Tuesday, August 31, 2004

Keep teachers out of education colleges 

Particularly if they're run by nitwits like this dean of an education college.
Follow me on a little imaginative journey: You and I have invented the wondermeter, a device that captures bold ideas and original insights. Using the wondermeter we are able to measure the daily wonder production of Oregon.

Um, OK.
As it turns out, every Oregonian has at least three bold ideas and original insights a day. The population of Oregon is almost 3.6 million. According to the wondermeter, at least 11 million bold ideas and original insights erupt in Oregon every day. That's approximately 4 billion bold ideas and original insights a year. Four billion.

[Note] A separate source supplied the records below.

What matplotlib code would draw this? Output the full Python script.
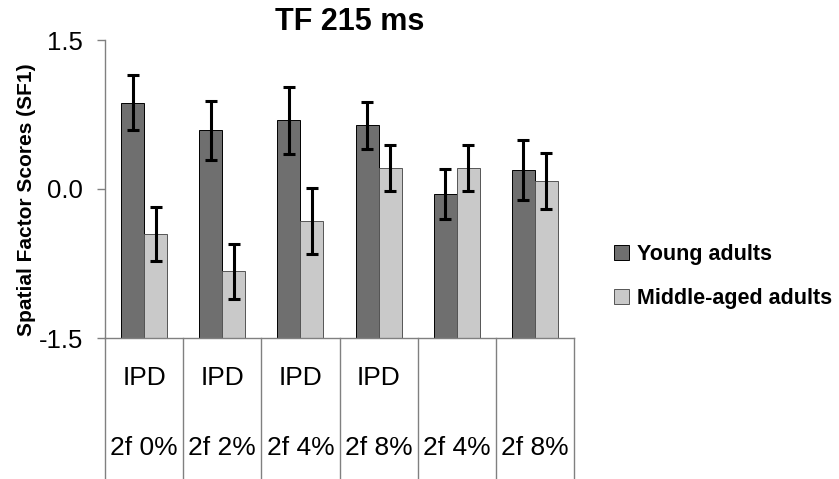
import matplotlib
matplotlib.use("Agg")
import matplotlib.pyplot as plt
import numpy as np
from matplotlib.patches import Patch

plt.rcParams['font.family'] = ['Liberation Sans', 'DejaVu Sans']

# Data
top_labels = ["IPD", "IPD", "IPD", "IPD", "", ""]
bottom_labels = ["2f 0%", "2f 2%", "2f 4%", "2f 8%", "2f 4%", "2f 8%"]
series_names = ["Young adults", "Middle-aged adults"]
young = [0.87, 0.59, 0.69, 0.64, -0.05, 0.19]
young_err = [0.28, 0.30, 0.34, 0.24, 0.25, 0.30]
middle = [-0.45, -0.83, -0.32, 0.21, 0.21, 0.08]
middle_err = [0.27, 0.28, 0.33, 0.23, 0.23, 0.28]
yticks = [-1.5, 0.0, 1.5]
ytick_labels = ["-1.5", "0.0", "1.5"]
title = "TF 215 ms"
ylabel = "Spatial Factor Scores (SF1)"
ymin, ymax = -1.5, 1.5

dark = "#6f6f6f"
light = "#c9c9c9"
gridgray = "#808080"

fig = plt.figure(figsize=(8.39, 4.79), dpi=100)
ax = fig.add_axes([105/839, 1-338/479, (574-105)/839, (338-40)/479])

x = np.arange(len(young))
w = 0.295
ax.bar(x - w/2, np.array(young) - ymin, w, bottom=ymin, color=dark,
       edgecolor="black", linewidth=0.7, zorder=2)
ax.bar(x + w/2, np.array(middle) - ymin, w, bottom=ymin, color=light,
       edgecolor="#555555", linewidth=0.7, zorder=2)
ax.errorbar(x - w/2, young, yerr=young_err, fmt="none", ecolor="black",
            elinewidth=2.2, capsize=4, capthick=2.2, zorder=3)
ax.errorbar(x + w/2, middle, yerr=middle_err, fmt="none", ecolor="black",
            elinewidth=2.2, capsize=4, capthick=2.2, zorder=3)

ax.set_xlim(-0.5, len(young) - 0.5)
ax.set_ylim(ymin, ymax)
ax.set_yticks(yticks)
ax.set_yticklabels(ytick_labels, fontsize=18.5)
ax.set_xticks([])
ax.tick_params(axis="y", direction="out", length=6, width=1, color=gridgray, pad=10)
for s in ["top", "right"]:
    ax.spines[s].set_visible(False)
for s in ["left", "bottom"]:
    ax.spines[s].set_color(gridgray)
    ax.spines[s].set_linewidth(1)

# Category table below the axis
tr = ax.get_xaxis_transform()
for b in np.arange(-0.5, len(young), 1.0):
    ax.plot([b, b], [0, -0.5], transform=tr, color=gridgray, lw=1, clip_on=False)
for i in range(len(young)):
    if top_labels[i]:
        ax.text(x[i], -0.134, top_labels[i], transform=tr, ha="center", va="center", fontsize=19)
    ax.text(x[i], -0.369, bottom_labels[i], transform=tr, ha="center", va="center", fontsize=19)

fig.text(350/839, 1-22/479, title, ha="center", va="center", fontsize=22, fontweight="bold")
fig.text(27/839, 1-200/479, ylabel, ha="center", va="center", rotation=90,
         fontsize=15, fontweight="bold")

handles = [Patch(facecolor=dark, edgecolor="black", linewidth=0.7),
           Patch(facecolor=light, edgecolor="#555555", linewidth=0.7)]
fig.legend(handles, series_names, loc="upper left", bbox_to_anchor=(614/839, 1-244/479),
           frameon=False, prop={"weight": "bold", "size": 15.5},
           handlelength=0.7, handleheight=0.7, handletextpad=0.35, labelspacing=1.05,
           borderpad=0, borderaxespad=0)

fig.savefig("out.png", dpi=100)
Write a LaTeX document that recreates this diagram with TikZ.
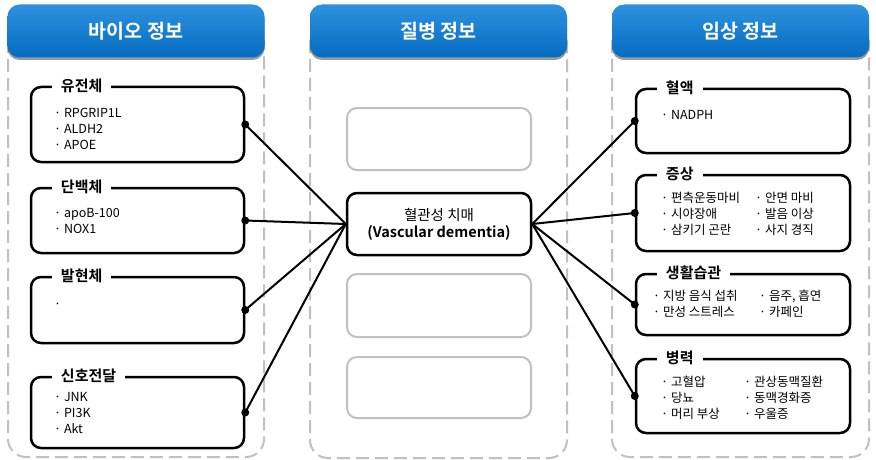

Wow, really? Three a day? Every single one of us? I mean, sure, somebody might have hit the trifecta today, but all of us?
This discovery leads us to wonder what happens to all this genius.
It died listening to you, I suspect, but let's continue.
Does it evaporate into thin air? Do great ideas and original insights end up on the cultural compost heap of lost dreams and faded hopes? Are we squandering our most precious natural resource?
No! No! We mustn't!
All Oregonians should have a right to fulfill their untapped potential.
They do, sir. It's called "the pursuit of happiness". It doesn't mean they will fulfill it, they just have the right to try.
The news that Oregon's middle- and high-schoolers are not doing well on standardized tests is disappointing, but it may also be pointing us in the wrong direction. More scientific discoveries have taken place in the last 10 years than in the previous 600. To reduce learning to the measuring and mismeasuring of antiquated knowledge is a huge strategic error that will result in considerable suffering and a weakened economy.
Let's suppose your Future Shock story is true. How is it that we could discover all this new stuff in the last ten years and not discover new ways to measure what our kids are learning? Not all antiquated knowledge is useless, by the way. Just because some dead guy figured out gravity long ago doesn't make learning physics a "huge strategic error". And not everything discovered in the last ten years will withstand the test of time. Think "digital audio tape."

Some truths endure.
It is said that Oregon loves dreamers.
We hate 'em here in Minnesota. We'd shoot 'em if we weren't busy blowing mourning doves out of the sky.
What would an inclusive, high-performance education system look like for Oregon's dreamers?
Can you feel it coming? Here's his big insight.
Here are some suggestions: Coordinate all the state's educational assets.
Ah yes -- we need more centralized control, unless you have Republicans in the Dept. of Education, in which case you want local control.
There is a disconnect between higher education and K-12 education, there is a disconnect between the public sector and the private sector, and there is a disconnect between universal education and education for economic productivity. Instead of a competitive model, let's imagine a cooperative model where all the state's assets are used.
And in a competitive model, a useful asset would lie idle? No, as shown time and again, education works best when one is impelled to innovate by the force of competition, the threat of loss of students, funding, jobs. This guy goes on for another 200 words to describe "partnering" and "retention" and so on, without recognizing that the market for and of education has considerable "churn" and will cause some schools to fail, some teachers to not make the grade. The churn is what provides accountability, which is anathema to this education dean.
Accountability is one of the current buzzwords in education, but accountability is too often translated into test scores. I am suggesting an accountability that goes far deeper. We are accountable for the welfare of our citizens. Oregon's dreamers deserve opportunities to make their dreams real. Wonder is our most precious natural resource; we dare not squander it.
Accountability does go deeper. It goes to the bottom line, if you allow bottom lines to define success and failure of schools. It goes to parents who can vote with their feet when their child's school's report card doesn't measure up.

Accountability isn't test scores. It's choice.